Exercise directions:
Keep only the lines of the listing that include the word "with", and copy them.

◆ ◆ ◆ ◆ ◆ ◆ ◆

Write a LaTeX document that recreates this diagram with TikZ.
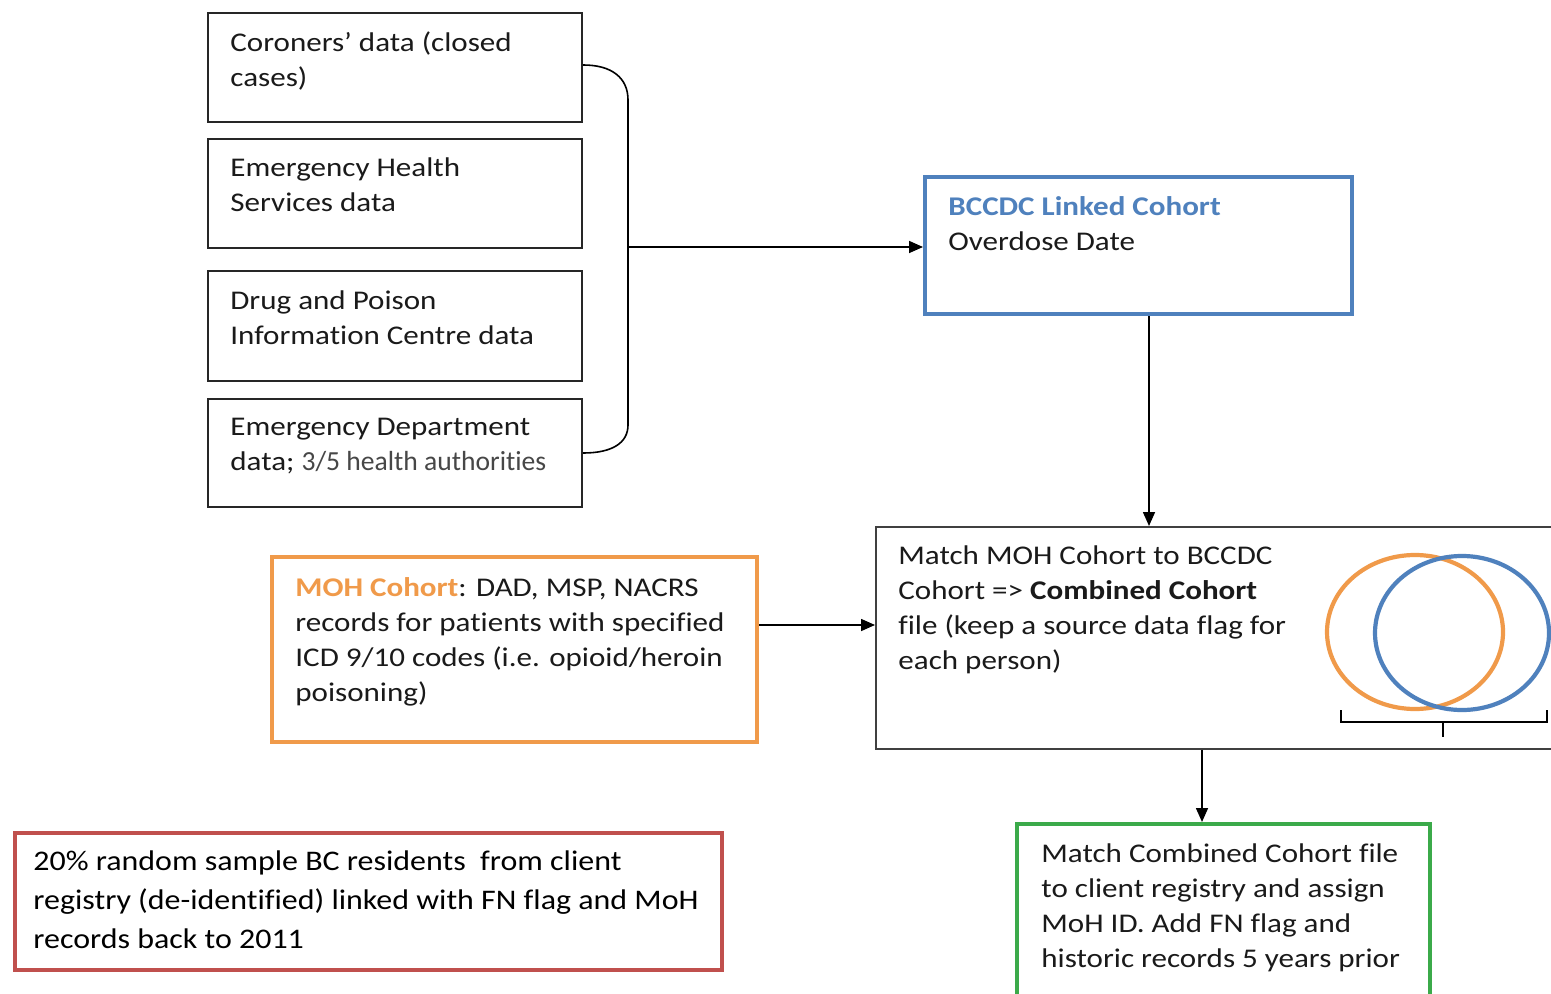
\documentclass[tikz,border=0pt]{standalone}
\usepackage{fontspec}
\setmainfont[Ligatures={NoCommon}]{Carlito}
\newfontfamily\boxfont[FakeStretch=1.15,Ligatures={NoCommon}]{Carlito}
\newfontfamily\redfont[FakeStretch=1.125,Ligatures={NoCommon}]{Carlito}
\newfontfamily\plainfont[Ligatures={NoCommon}]{Carlito}
\usetikzlibrary{arrows.meta}
\definecolor{cblue}{HTML}{4F81BD}
\definecolor{corange}{HTML}{F09A4A}
\definecolor{cgreen}{HTML}{3BAA4A}
\definecolor{cred}{HTML}{C0504D}
\definecolor{ctxt}{HTML}{1A1A1A}
\tikzset{
  srcbox/.style={draw=black!85, line width=1.1pt, inner sep=0pt, anchor=north west},
  colbox/.style={draw=#1, line width=2.1pt, inner sep=0pt, anchor=north west},
  txt/.style={anchor=north west, inner sep=0pt, align=left, text=ctxt,
    font=\boxfont\fontsize{13.5pt}{17.5pt}\selectfont},
  bigtxt/.style={anchor=north west, inner sep=0pt, align=left, text=black,
    font=\redfont\fontsize{14.2pt}{19.5pt}\selectfont},
  conn/.style={line width=0.8pt, black},
  arr/.style={conn, -{Triangle[length=7pt,width=6pt]}},
}
\begin{document}
\begin{tikzpicture}[x=0.5pt,y=-0.5pt]
\useasboundingbox[fill=white] (0,0) rectangle (1551,994);
% source boxes
\node[srcbox, minimum width=187pt, minimum height=54.5pt] (b1) at (207,12) {};
\node[srcbox, minimum width=187pt, minimum height=54.5pt] (b2) at (207,138) {};
\node[srcbox, minimum width=187pt, minimum height=55pt] (b3) at (207,270) {};
\node[srcbox, minimum width=187pt, minimum height=54pt] (b4) at (207,398) {};
\node[txt] (t1) at (230,31) {Coroners’ data (closed\\cases)};
\node[txt] (t2) at (230,157) {Emergency Health\\Services data};
\node[txt] (t3) at (230,290) {Drug and Poison\\Information Centre data};
\node[txt] (t4) at (230,418) {Emergency Department\\data; {\plainfont\fontsize{13.8pt}{17.5pt}\selectfont\color{black!72}3/5 health authorities}};
% BCCDC
\node[colbox=cblue, minimum width=213.5pt, minimum height=68.5pt] (bc) at (923,175) {};
\node[txt] (tbc) at (948,196) {{\bfseries\color{cblue}BCCDC Linked Cohort}\\Overdose Date};
% combined
\node[srcbox, draw=black!75, line width=0.9pt, minimum width=345pt, minimum height=111pt] (cc) at (875,526) {};
\node[txt] (tcc) at (898,545) {Match MOH Cohort to BCCDC\\Cohort => \textbf{Combined Cohort}\\file (keep a source data flag for\\each person)};
% MOH
\node[colbox=corange, minimum width=242.5pt, minimum height=92.5pt] (moh) at (270,555) {};
\node[txt] (tmoh) at (295,577) {{\bfseries\color{corange}MOH Cohort}: DAD, MSP, NACRS\\records for patients with specified\\ICD 9/10 codes (i.e. opioid/heroin\\poisoning)};
% green
\node[colbox=cgreen, minimum width=206.5pt, minimum height=90pt] (gr) at (1015,822) {};
\node[txt] (tgr) at (1041,843) {Match Combined Cohort file\\to client registry and assign\\MoH ID. Add FN flag and\\historic records 5 years prior};
% red
\node[colbox=cred, minimum width=353.5pt, minimum height=68.5pt] (rd) at (13,831) {};
\node[bigtxt] (trd) at (33,850) {20\% random sample BC residents~ from client\\registry (de-identified) linked with FN flag and MoH\\records back to 2011};
% venn
\draw[corange, line width=2.1pt] (1415,632) ellipse [x radius=44pt, y radius=38.5pt];
\draw[cblue, line width=2.1pt] (1462,633) ellipse [x radius=43.5pt, y radius=38.5pt];
\draw[conn, line width=0.7pt] (1341,710) -- (1341,722) -- (1547,722) -- (1547,710);
\draw[conn, line width=0.7pt] (1443,722) -- (1443,737);
% bracket connector
\coordinate (bj) at (628,247);
\draw[conn] (b1.east |- 0,65) .. controls (612,65) and (628,78) .. (628,100)
  -- (628,425) .. controls (628,443) and (612,453) .. (b4.east |- 0,453);
\draw[arr] (bj) -- (bc.west |- bj);
\draw[arr] (bc.south -| 1149,0) -- (cc.north -| 1149,0);
\draw[arr] (moh.east |- 0,625) -- (cc.west |- 0,625);
\draw[arr] (cc.south -| 1202,0) -- (gr.north -| 1202,0);
\end{tikzpicture}
\end{document}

◆ ◆ ◆ ◆ ◆ ◆ ◆

Answer to this exercise:
Write a LaTeX document that recreates this diagram with TikZ.
\node[txt] (tmoh) at (295,577) {{\bfseries\color{corange}MOH Cohort}: DAD, MSP, NACRS\\records for patients with specified\\ICD 9/10 codes (i.e. opioid/heroin\\poisoning)};
\node[bigtxt] (trd) at (33,850) {20\% random sample BC residents~ from client\\registry (de-identified) linked with FN flag and MoH\\records back to 2011};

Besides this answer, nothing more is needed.